Tuesday, January 5, 2010

Singaporeans keen to invest again: survey

THE latest Citi Financial Quotient (Fin-Q) Survey by Citigroup on Singaporeans’ financial well-being and attitudes has found that general sentiment is perking up in tandem with the economic outlook and improving financial markets.

According to the survey, more Singapore residents are willing to invest and grow their wealth, albeit with greater caution.

Of the 40 per cent of respondents who ceased investing during the financial crisis, 13 per cent have resumed investment, while 31 per cent are open to doing so once an appropriate opportunity arises. Furthermore, one in five respondents continue to prefer holding their savings in cash or near-cash equivalents.
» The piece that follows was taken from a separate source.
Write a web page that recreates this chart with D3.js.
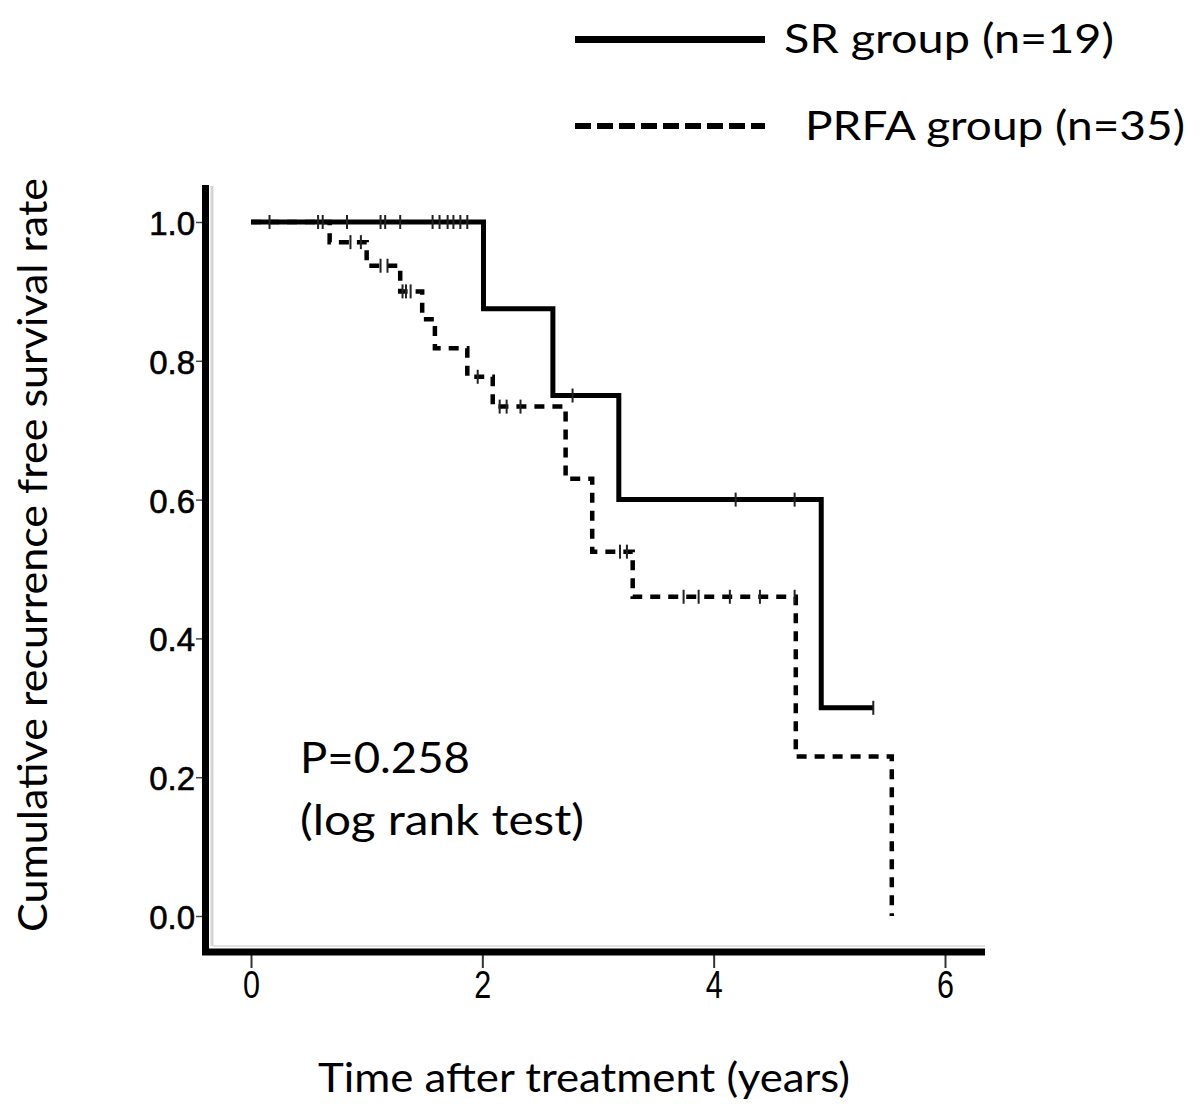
<!DOCTYPE html>
<html><head><meta charset="utf-8">
<script src="https://cdn.jsdelivr.net/npm/d3@7"></script>
<style>body{margin:0;background:#fff}</style>
</head><body>
<svg id="chart" width="1200" height="1115" xmlns="http://www.w3.org/2000/svg"></svg>
<script>
// ---- data ----
const xTickValues = [0, 2, 4, 6];
const yTickValues = [0, 0.2, 0.4, 0.6, 0.8, 1.0];
const seriesNames = ["SR group (n=19)", "PRFA group (n=35)"];

const srTimes = [0, 2.01, 2.61, 3.18, 4.93, 5.38];
const srSurv  = [1.0, 0.875, 0.75, 0.60, 0.30, 0.30];
const srCensor = [0.16, 0.83, 1.12, 1.16, 1.29, 1.57, 1.63, 1.70, 1.75, 1.81, 1.87, 2.78, 4.19, 4.70, 5.38];

const prfaTimes = [0, 0.68, 1.00, 1.29, 1.48, 1.59, 1.87, 2.09, 2.72, 2.95, 3.30, 4.71, 5.54];
const prfaSurv  = [1.0, 0.971, 0.937, 0.900, 0.860, 0.818, 0.777, 0.734, 0.630, 0.525, 0.460, 0.230, 0.0];
const prfaCensor = [0.58, 0.62, 0.86, 0.95, 1.12, 1.18, 1.31, 1.34, 1.38, 1.96, 2.15, 2.21, 2.33, 3.19, 3.25, 3.74, 3.87, 4.14, 4.40, 4.70];

const xLabel = "Time after treatment (years)";
const yLabel = "Cumulative recurrence free survival rate";
const pText = ["P=0.258", "(log rank test)"];

// ---- drawing ----
const svg = d3.select("#chart");
const x = d3.scaleLinear().domain([0, 6]).range([251, 945]);
const y = d3.scaleLinear().domain([0, 1]).range([916, 222]);
const humanist = "Lato, 'Open Sans', sans-serif";

function survAt(times, surv, t) {
  let s = surv[0];
  for (let i = 0; i < times.length; i++) if (times[i] <= t) s = surv[i];
  return s;
}

// faint shadow lines
svg.append("line").attr("x1", 212).attr("x2", 212).attr("y1", 186).attr("y2", 946)
  .attr("stroke", "#d4d4d4").attr("stroke-width", 3);
svg.append("line").attr("x1", 212).attr("x2", 985).attr("y1", 946).attr("y2", 946)
  .attr("stroke", "#e2e2e2").attr("stroke-width", 2);

// y axis
const yAxis = svg.append("g").attr("transform", "translate(204,0)")
  .call(d3.axisLeft(y).tickValues(yTickValues).tickFormat(d3.format(".1f")).tickSize(8).tickPadding(1));
yAxis.select(".domain").remove();
yAxis.selectAll(".tick line").attr("stroke", "#444").attr("stroke-width", 1.5);
yAxis.selectAll(".tick text").attr("font-family", "'Liberation Sans', Arial, sans-serif")
  .attr("font-size", 33).attr("fill", "#000").attr("dy", "0.38em")
  .attr("stroke", "#000").attr("stroke-width", 0.6);

// x axis
const xAxis = svg.append("g").attr("transform", "translate(0,955)")
  .call(d3.axisBottom(x).tickValues(xTickValues).tickFormat(d3.format("d")).tickSize(13).tickPadding(3));
xAxis.select(".domain").remove();
xAxis.selectAll(".tick line").attr("stroke", "#333").attr("stroke-width", 2);
xAxis.selectAll(".tick text").attr("font-family", "'Liberation Sans', sans-serif")
  .attr("font-size", 38).attr("fill", "#000")
  .attr("textLength", 17).attr("lengthAdjust", "spacingAndGlyphs");

// thick axis lines
svg.append("line").attr("x1", 205.5).attr("x2", 205.5).attr("y1", 185).attr("y2", 955)
  .attr("stroke", "#000").attr("stroke-width", 7);
svg.append("line").attr("x1", 202).attr("x2", 985).attr("y1", 952).attr("y2", 952)
  .attr("stroke", "#000").attr("stroke-width", 7);

// curves
const line = d3.line().x(d => x(d[0])).y(d => y(d[1])).curve(d3.curveStepAfter);
const srPts = srTimes.map((t, i) => [t, srSurv[i]]);
const prfaPts = prfaTimes.map((t, i) => [t, prfaSurv[i]]);

svg.append("path").attr("d", line(prfaPts)).attr("fill", "none").attr("stroke", "#000")
  .attr("stroke-width", 4.5).attr("stroke-dasharray", "10,8");
svg.append("path").attr("d", line(srPts)).attr("fill", "none").attr("stroke", "#000")
  .attr("stroke-width", 5);

// censor marks
function censor(times, surv, cens) {
  svg.append("g").selectAll("line").data(cens).join("line")
    .attr("x1", d => x(d)).attr("x2", d => x(d))
    .attr("y1", d => y(survAt(times, surv, d)) - 7)
    .attr("y2", d => y(survAt(times, surv, d)) + 7)
    .attr("stroke", "#222").attr("stroke-width", 2);
}
censor(srTimes, srSurv, srCensor);
censor(prfaTimes, prfaSurv, prfaCensor);

// legend
svg.append("line").attr("x1", 575).attr("x2", 765).attr("y1", 39.5).attr("y2", 39.5)
  .attr("stroke", "#000").attr("stroke-width", 7);
svg.append("line").attr("x1", 575).attr("x2", 765).attr("y1", 126).attr("y2", 126)
  .attr("stroke", "#000").attr("stroke-width", 6).attr("stroke-dasharray", "16,6");
svg.append("text").attr("x", 784).attr("y", 53).text(seriesNames[0])
  .attr("font-family", humanist).attr("font-size", 40).attr("fill", "#000")
  .attr("textLength", 330).attr("lengthAdjust", "spacingAndGlyphs");
svg.append("text").attr("x", 805).attr("y", 140).text(seriesNames[1])
  .attr("font-family", humanist).attr("font-size", 40).attr("fill", "#000")
  .attr("textLength", 380).attr("lengthAdjust", "spacingAndGlyphs");

// p-value text
svg.append("text").attr("x", 300).attr("y", 773).text(pText[0])
  .attr("font-family", humanist).attr("font-size", 43).attr("fill", "#000")
  .attr("textLength", 170).attr("lengthAdjust", "spacingAndGlyphs");
svg.append("text").attr("x", 300).attr("y", 835).text(pText[1])
  .attr("font-family", humanist).attr("font-size", 43).attr("fill", "#000")
  .attr("textLength", 284).attr("lengthAdjust", "spacingAndGlyphs");

// axis titles
svg.append("text").attr("x", 584).attr("y", 1092).attr("text-anchor", "middle").text(xLabel)
  .attr("font-family", humanist).attr("font-size", 40).attr("fill", "#000")
  .attr("textLength", 532).attr("lengthAdjust", "spacingAndGlyphs");
svg.append("text").attr("transform", "translate(47,555) rotate(-90)").attr("text-anchor", "middle").text(yLabel)
  .attr("font-family", humanist).attr("font-size", 40).attr("fill", "#000")
  .attr("textLength", 754).attr("lengthAdjust", "spacingAndGlyphs");
</script>
</body></html>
Additionally, survey findings also hinted at a resurgence in risk appetite.

Respondents who were investing or open to investing showed the most preference for equity instruments such as stocks as part of their portfolio (54 per cent), while 28 per cent picked mutual funds and unit trusts.

Lower-risk instruments such as corporate and government debt attracted 19 per cent each, with 20 per cent showing interest in buying property for future sale and rental yield as a potential area of investment.

However, respondents allayed their willingness to invest with increased wariness, with 25 per cent claiming greatly increased levels of caution, and 42 per cent saying that they were a little more cautious with their investment decisions.

The increased caution jibes with the survey’s findings that only 39 per cent of its respondents believe that the worst of the financial crisis is over.

Results also showed that Singapore residents’ top three financial concerns were rebuilding their savings, meeting monthly expenses, and greater retirement savings.

Six out of ten of those surveyed felt that their finances had been affected by the recent crisis, while 39 per cent said that their retirement savings had suffered serious losses due to it.

Respondents also recognised that their Central Provident Fund (CPF) monies required supplementation with their own retirement savings, with 73 per cent indicating that CPF funds will provide ‘only some’ or ‘very little’ of their necessary income in later years.

Following the financial crisis, Singaporeans continue to have concerns about how they spend. Three- quarters indicated that they had reduced non-essential spending, with 48 per cent putting off trips.

Shrikant Bhat, head of wealth management at Citibank Singapore, commented: ‘The survey accurately reflects the current investor sentiment in Singapore. With confidence and stability returning to markets, there is a discernible increase in willingness amongst investors to assume a little more risk.

‘However, it is also true that investors are asking a lot more questions about the products they buy and are making more informed investment decisions,’ he added.